Duncan is active in numerous professional and nonprofit organizations. He served as chairman of a state university and currently serves as chairman of the Board of Trustees at Alice Lloyd College, a private four-year liberal arts college in Pippa Passes, Kentucky. He has served as Chairman for the Center for Rural Development in Somerset, Kentucky, a $30 million state-of-the-art regional center emphasizing telecommunications, training, and development. President George W. Bush appointed him to the President’s Commission on White House Fellows in 2001. Duncan is a trustee of the Christian Appalachian Project, the fifteenth largest private social services agency in America. Duncan is a former chairman and current director of the Kentucky Governor’s Scholars Program. His student-mentoring program, in its 26th year, was featured on CBS News Sunday Morning and in the Los Angeles Times.

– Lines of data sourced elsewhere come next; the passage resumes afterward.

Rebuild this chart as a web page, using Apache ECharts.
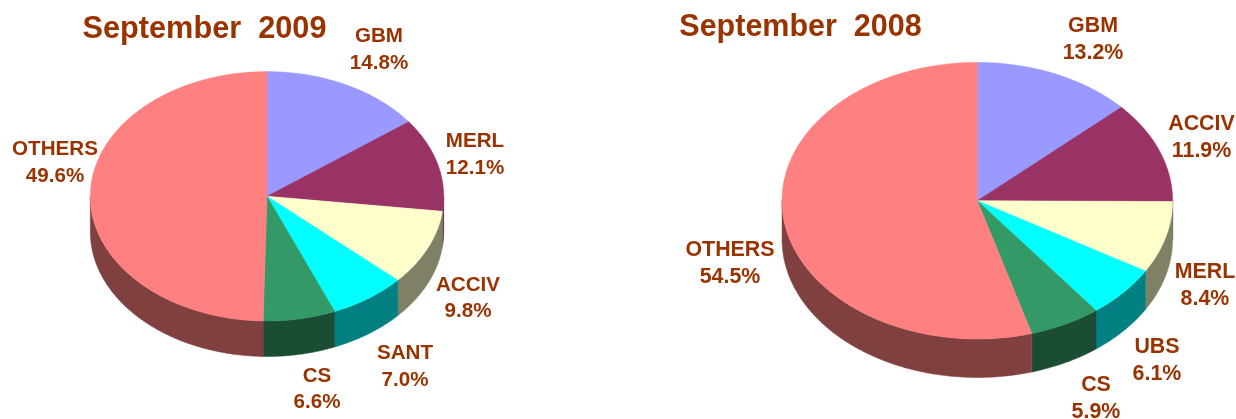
<!DOCTYPE html>
<html><head><meta charset="utf-8">
<style>html,body{margin:0;padding:0;background:#fff}#c{width:1236px;height:419px}</style>
<script src="https://cdn.jsdelivr.net/npm/echarts@6/dist/echarts.min.js"></script>
</head><body><div id="c"></div>
<script>
const categories2009 = ['GBM','MERL','ACCIV','SANT','CS','OTHERS'];
const values2009 = [14.8,12.1,9.8,7.0,6.6,49.6];
const categories2008 = ['GBM','ACCIV','MERL','UBS','CS','OTHERS'];
const values2008 = [13.2,11.9,8.4,6.1,5.9,54.5];
const sliceColors = ['#9999FF','#993366','#FFFFCC','#00FFFF','#339966','#FF8080'];
const sideColors = ['#4D4D80','#4D1A33','#808066','#008080','#1A4D33','#804040'];
const textColor = '#993300';
const fontFamily = '"Liberation Sans", Arial, sans-serif';
const layout2009 = {cx:267, cy:196.3, rx:176.7, ry:124.7, depth:35.5, font:20.6, line:26.5};
const layout2008 = {cx:977.3, cy:200.7, rx:195.3, ry:138.3, depth:38.5, font:21.4, line:27};
const labels2009 = [[379,50],[475,155],[468,298.5],[405,367],[317,389.5],[55,163]];
const labels2008 = [[1093,39.5],[1201.5,137.5],[1205,286],[1157,361],[1096,399],[730,264]];

function makeSeries(name, cats, vals, geo, labelPos){
  const total = vals.reduce((a,b)=>a+b,0);
  const pt = (t,dy)=>[geo.cx+geo.rx*Math.sin(t), geo.cy-geo.ry*Math.cos(t)+dy];
  const arc = (a,b,dy)=>{
    const n = Math.max(2,Math.ceil((b-a)/0.01)); const out=[];
    for(let i=0;i<=n;i++) out.push(pt(a+(b-a)*i/n,dy));
    return out;
  };
  return {
    type:'custom', name, coordinateSystem:'none', silent:true,
    data: vals.map((v,i)=>({name:cats[i],value:v})),
    renderItem(params, api){
      const i = params.dataIndex;
      let before = 0; for(let k=0;k<i;k++) before+=vals[k];
      const t1 = before/total*2*Math.PI, t2 = (before+api.value(0))/total*2*Math.PI;
      const children = [];
      const s1 = Math.max(t1,Math.PI/2), s2 = Math.min(t2,Math.PI*1.5);
      if(s2>s1){
        children.push({type:'polygon',shape:{points:arc(s1,s2,0).concat(arc(s1,s2,geo.depth).reverse())},
          style:{fill:sideColors[i],stroke:sideColors[i],lineWidth:0.5}});
      }
      children.push({type:'polygon',shape:{points:[[geo.cx,geo.cy]].concat(arc(t1,t2,0))},
        style:{fill:sliceColors[i],stroke:sliceColors[i],lineWidth:0.5}});
      children.push({type:'text',z2:10,style:{
        x:labelPos[i][0],y:labelPos[i][1],
        text:cats[i]+'\n'+api.value(0).toFixed(1)+'%',
        align:'center',verticalAlign:'middle',fill:textColor,
        font:'bold '+geo.font+'px '+fontFamily,lineHeight:geo.line}});
      return {type:'group',children};
    }
  };
}
const chart = echarts.init(document.getElementById('c'),null,{renderer:'canvas'});
chart.setOption({
  animation:false,
  backgroundColor:'#ffffff',
  title:[
    {text:'September  2009',left:199.5,top:24.5,textAlign:'center',textVerticalAlign:'middle',
     textStyle:{color:textColor,fontFamily,fontWeight:'bold',fontSize:30.7}},
    {text:'September  2008',left:795.5,top:22.5,textAlign:'center',textVerticalAlign:'middle',
     textStyle:{color:textColor,fontFamily,fontWeight:'bold',fontSize:30.5}}
  ],
  series:[
    makeSeries('September 2009',categories2009,values2009,layout2009,labels2009),
    makeSeries('September 2008',categories2008,values2008,layout2008,labels2008)
  ]
});
</script></body></html>
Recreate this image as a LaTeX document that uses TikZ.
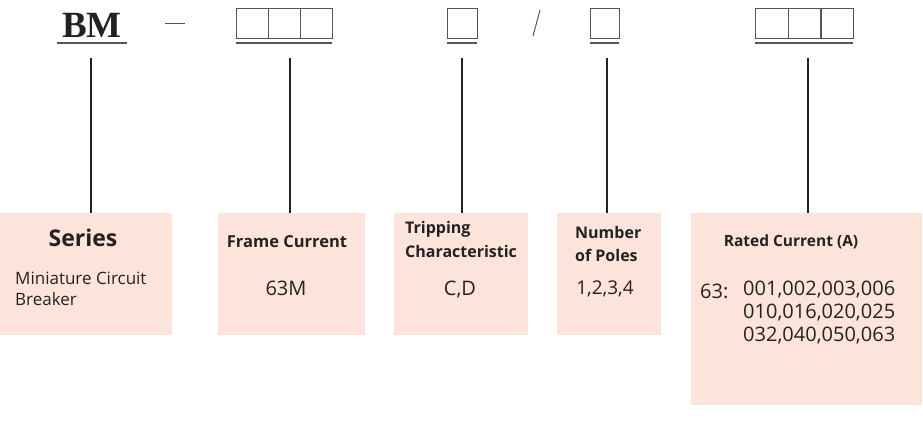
\documentclass[tikz,border=0pt]{standalone}
\usepackage{fontspec}
\setmainfont{Open Sans}
\newfontfamily\serifbm{Liberation Serif}
\definecolor{boxfill}{HTML}{FCE4DA}
\definecolor{ink}{HTML}{222222}
\definecolor{rule}{HTML}{555555}
\tikzset{
  x=1pt,y=-1pt,
  infobox/.style={fill=boxfill,draw=none},
  leader/.style={draw=ink,line width=2pt},
  sq/.style={draw=rule,line width=0.9pt},
  uline/.style={draw=rule,line width=1.6pt},
  hd/.style={font=\fontsize{16.5}{20}\selectfont\bfseries,text=ink,inner sep=0pt},
  bd/.style={font=\fontsize{19}{23}\selectfont,text=ink,inner sep=0pt},
}
\begin{document}
\begin{tikzpicture}
\useasboundingbox (0,0) rectangle (923,432);
% info boxes
\path[infobox] (0,213) rectangle (172,335);
\path[infobox] (218,213) rectangle (365,335);
\path[infobox] (394,213) rectangle (528,335);
\path[infobox] (557,213) rectangle (661,335);
\path[infobox] (691,213) rectangle (922,405);
% code header
\node[font=\serifbm\fontsize{37}{37}\selectfont\bfseries,text=ink,inner sep=0pt,anchor=base] (bm) at (92,37) {BM};
\draw[uline] (57,43) -- (127,43);
\draw[draw=rule,line width=1pt] (165,23) -- (185,23);
\foreach \x in {236,268,300}{\draw[sq] (\x,8) rectangle ++(32,30);}
\draw[uline] (236,43) -- (332,43);
\draw[sq] (447,8) rectangle (477,38);
\draw[uline] (447,43) -- (477,43);
\draw[draw=rule,line width=1pt] (540,10) -- (533,36);
\draw[sq] (590,8) rectangle (619,38);
\draw[uline] (590,43) -- (619,43);
\foreach \x in {755,788,820}{\draw[sq] (\x,8) rectangle ++(33,30);}
\draw[uline] (755,43) -- (853,43);
% anchor coordinates
\coordinate (t1) at (91,58); \coordinate (b1) at (91,213);
\coordinate (t2) at (290,58); \coordinate (b2) at (290,213);
\coordinate (t3) at (462,58); \coordinate (b3) at (462,213);
\coordinate (t4) at (607,58); \coordinate (b4) at (607,213);
\coordinate (t5) at (808,58); \coordinate (b5) at (808,213);
\draw[leader] (t1) -- (b1);
\draw[leader] (t2) -- (b2);
\draw[leader] (t3) -- (b3);
\draw[leader] (t4) -- (b4);
\draw[leader] (t5) -- (b5);
% texts
\node[font=\fontsize{23}{26}\selectfont\bfseries,text=ink,inner sep=0pt] (series) at (83,238) {Series};
\node[bd,anchor=north west,align=left,font=\fontsize{17}{21}\selectfont] (mcb) at (15,272) {Miniature Circuit\\Breaker};
\node[hd] (fc) at (287,242) {Frame Current};
\node[bd,font=\fontsize{20}{23}\selectfont] (fcv) at (286,288) {63M};
\node[hd,anchor=north west,align=left,font=\fontsize{16}{24}\selectfont\bfseries] (tc) at (405,221) {Tripping\\Characteristic};
\node[bd,font=\fontsize{20}{23}\selectfont] (tcv) at (460,290) {C,D};
\node[hd,anchor=north west,align=left,font=\fontsize{16}{23}\selectfont\bfseries] (np) at (575,226) {Number\\of Poles};
\node[bd] (npv) at (605,289) {1,2,3,4};
\node[hd,font=\fontsize{15.5}{20}\selectfont\bfseries] (rc) at (791,242) {Rated Current (A)};
\node[bd,anchor=base west,font=\fontsize{20}{23}\selectfont] (rc63) at (700,298) {63:};
\node[bd,anchor=north west,align=left,font=\fontsize{20}{23}\selectfont] (rcv) at (743,281) {001,002,003,006\\010,016,020,025\\032,040,050,063};
\end{tikzpicture}
\end{document}
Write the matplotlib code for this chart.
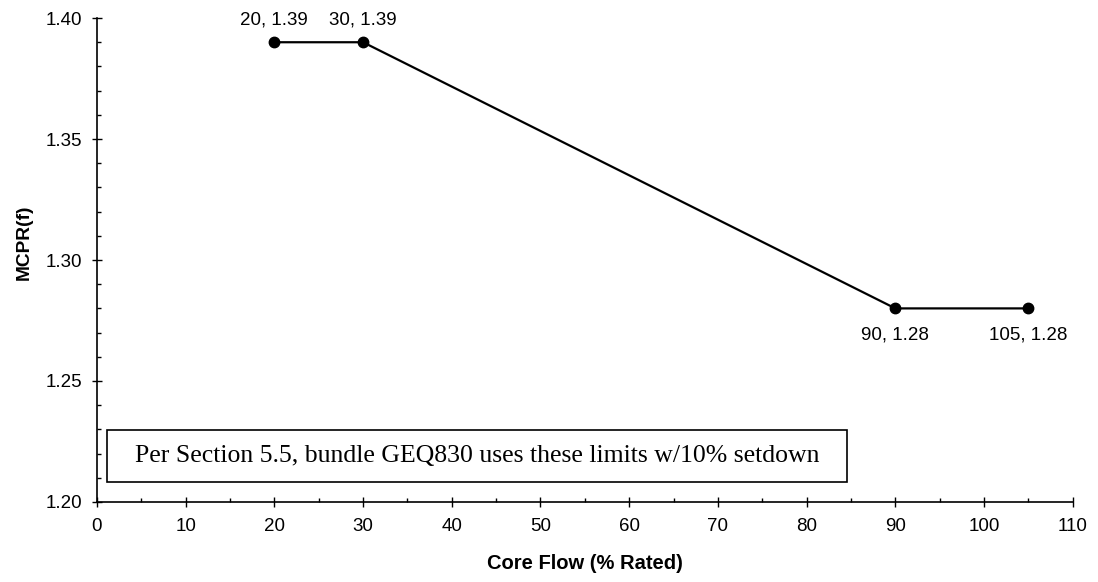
import matplotlib.pyplot as plt
from matplotlib.patches import Rectangle
from matplotlib.ticker import MultipleLocator

flow = [20, 30, 90, 105]
mcpr = [1.39, 1.39, 1.28, 1.28]
labels = ["20, 1.39", "30, 1.39", "90, 1.28", "105, 1.28"]
note = "Per Section 5.5, bundle GEQ830 uses these limits w/10% setdown"

plt.rcParams['font.family'] = ['Liberation Sans', 'DejaVu Sans']

fig = plt.figure(figsize=(10.98, 5.82), dpi=100)
ax = fig.add_axes([0.0883, 0.1375, 0.8887, 0.8315])

ax.plot(flow, mcpr, color='black', lw=1.6, marker='o', markersize=7.5)

# point labels: first two above, last two below
for i in range(len(flow)):
    if mcpr[i] > 1.3:
        ax.annotate(labels[i], (flow[i], mcpr[i]), xytext=(0, 10),
                    textcoords='offset points', ha='center', va='bottom', fontsize=13.5)
    else:
        ax.annotate(labels[i], (flow[i], mcpr[i]), xytext=(0, -13),
                    textcoords='offset points', ha='center', va='top', fontsize=13.5)

ax.set_xlim(0, 110)
ax.set_ylim(1.20, 1.40)
ax.xaxis.set_major_locator(MultipleLocator(10))
ax.xaxis.set_minor_locator(MultipleLocator(5))
ax.yaxis.set_major_locator(MultipleLocator(0.05))
ax.yaxis.set_minor_locator(MultipleLocator(0.01))
ax.yaxis.set_major_formatter(lambda v, p: "%.2f" % v)
ax.tick_params(which='major', direction='inout', length=7, width=1, labelsize=13.5)
ax.tick_params(axis='x', which='major', pad=8)
ax.tick_params(axis='y', which='major', pad=7)
ax.tick_params(which='minor', direction='in', length=3, width=1)

for s in ['top', 'right']:
    ax.spines[s].set_visible(False)
for s in ['left', 'bottom']:
    ax.spines[s].set_linewidth(1.2)

ax.set_xlabel('Core Flow (% Rated)', fontsize=14.5, fontweight='bold', labelpad=14)
ax.set_ylabel('MCPR(f)', fontsize=13.8, fontweight='bold', labelpad=10)
ax.yaxis.set_label_coords(-0.066, 0.537)

# note box
ax.add_patch(Rectangle((1.13, 1.2083), 83.4, 0.0215, fill=False, edgecolor='black', lw=1.2))
ax.text(1.13 + 83.4 / 2, 1.2083 + 0.0215 / 2, note, ha='center', va='center',
        fontsize=18.5, family=['Liberation Serif', 'DejaVu Serif'])

plt.savefig("out.png")
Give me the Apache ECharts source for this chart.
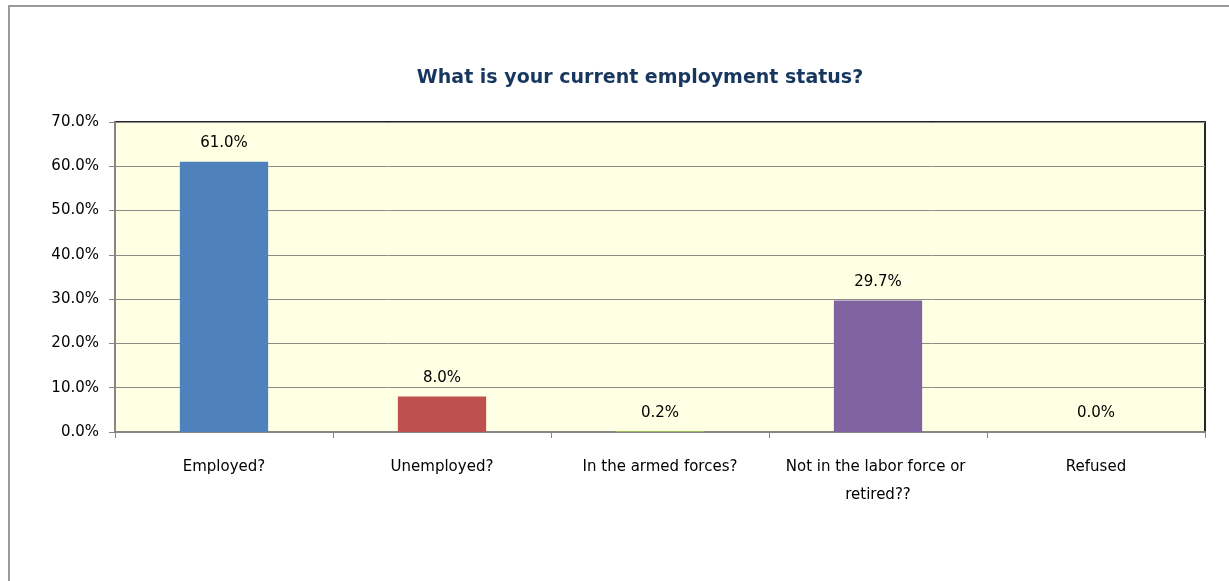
<!DOCTYPE html>
<html>
<head>
<meta charset="utf-8">
<script src="https://cdn.jsdelivr.net/npm/echarts@6/dist/echarts.min.js"></script>
<style>
  html, body { margin: 0; padding: 0; background: #ffffff; }
  #chart { width: 1229px; height: 581px; }
</style>
</head>
<body>
<div id="chart"></div>
<script>
// Survey answers and their shares (percent)
const categories = ['Employed?', 'Unemployed?', 'In the armed forces?', 'Not in the labor force or retired??', 'Refused'];
const shares = [61.0, 8.0, 0.2, 29.7, 0.0];
const barColors = ['#4F81BD', '#C0504D', '#9BBB59', '#8064A2', '#F79646'];
const yTicks = [0, 10, 20, 30, 40, 50, 60, 70];

const FONT = '"DejaVu Sans", "Open Sans", sans-serif';
const chart = echarts.init(document.getElementById('chart'), null, { renderer: 'canvas' });

chart.setOption({
  animation: false,
  backgroundColor: '#ffffff',
  title: {
    text: 'What is your current employment status?',
    left: 640,
    top: 64,
    textAlign: 'center',
    textStyle: { fontFamily: FONT, fontSize: 19, fontWeight: 'bold', color: '#17375E' }
  },
  graphic: [{
    type: 'rect',
    shape: { x: 9, y: 6, width: 1400, height: 800 },
    style: { fill: 'none', stroke: '#9a9a9a', lineWidth: 2 },
    silent: true
  }],
  grid: {
    left: 115, right: 24, top: 122, bottom: 149,
    show: true,
    backgroundColor: '#FFFFE3',
    borderColor: '#262626',
    borderWidth: 2
  },
  xAxis: {
    type: 'category',
    data: categories,
    axisLine: { lineStyle: { color: '#868686', width: 2 } },
    axisTick: { show: true, alignWithLabel: false, length: 6, lineStyle: { color: '#868686' } },
    axisLabel: {
      fontFamily: FONT, fontSize: 15, color: '#000000', margin: 21,
      lineHeight: 28, width: 212, overflow: 'break', interval: 0
    }
  },
  yAxis: {
    type: 'value',
    min: yTicks[0],
    max: yTicks[yTicks.length - 1],
    interval: 10,
    axisLine: { show: true, lineStyle: { color: '#868686', width: 2 } },
    axisTick: { show: true, length: 6, lineStyle: { color: '#868686' } },
    splitLine: { lineStyle: { color: '#8c8c8c', width: 1 } },
    axisLabel: {
      fontFamily: FONT, fontSize: 15, color: '#000000', margin: 16,
      formatter: v => v.toFixed(1) + '%'
    }
  },
  series: [{
    type: 'bar',
    data: shares.map((v, i) => ({ value: v, itemStyle: { color: barColors[i] } })),
    barWidth: '40.5%',
    label: {
      show: true,
      position: 'top',
      distance: 11,
      fontFamily: FONT, fontSize: 15, color: '#000000',
      formatter: p => p.value.toFixed(1) + '%'
    }
  }]
});
chart.setOption({ title: { left: 635 } });
</script>
</body>
</html>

Professionally, Duncan was President of the Kentucky Bankers Association and a Director of the Cleveland Federal Reserve Bank Cincinnati Branch. In 1989-91, during a sabbatical, he worked in the Bush White House as Assistant Director of Public Liaison. President George W. Bush appointed him to the President’s Commission on White House Fellows in 2001 and nominated him to the Tennessee Valley Authority Board, a position to which he was unanimously confirmed by the United States Senate in March 2006. His public service has been recognized with several distinctions including honorary degrees from Cumberland College and the College of the Ozarks.